PORT SAID, Egypt — Violent protests erupted outside Egypt’s capital on Saturday as activists accused police of using excessive force in two cities and running over protesters, including one who was crushed to death by an armored vehicle.

The violence in the Nile Delta city of Mansoura and the Suez Canal city of Port Said came as U.S. Secretary of State John Kerry was in Cairo meeting with opposition figures.

Some liberals and seculars are angry that Washington is urging them to take part in next month’s parliamentary elections and see U.S. support for the vote as backing for President Mohammed Morsi and his Muslim Brotherhood party. The U.S. Embassy invited 11 opposition figures to meet with Kerry, but five declined.

The U.S. State Department said Kerry had a telephone conversation with opposition figurehead and Nobel laureate Mohammed ElBaradei, who heads the opposition National Salvation Front. Kerry also met with Amr Moussa, a longtime diplomat and prominent figure in the group.

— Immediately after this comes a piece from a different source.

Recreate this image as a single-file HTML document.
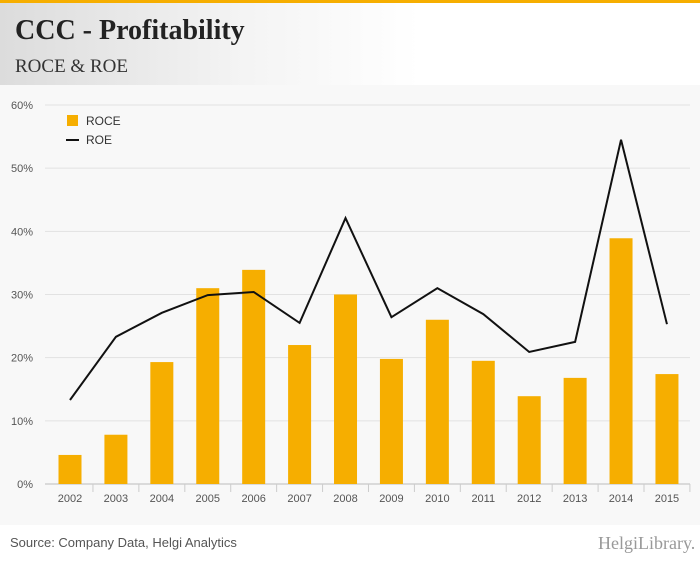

Kerry was scheduled to meet with Morsi on Sunday.

Protesters in Mansoura and Port Said have been calling for civil disobedience campaigns, or work stoppages, to bring down Morsi. The Interior Ministry, embattled by months of demonstrations aimed against its forces, called on political groups to reign in protesters in Mansoura who stormed the city’s old police headquarters Saturday evening.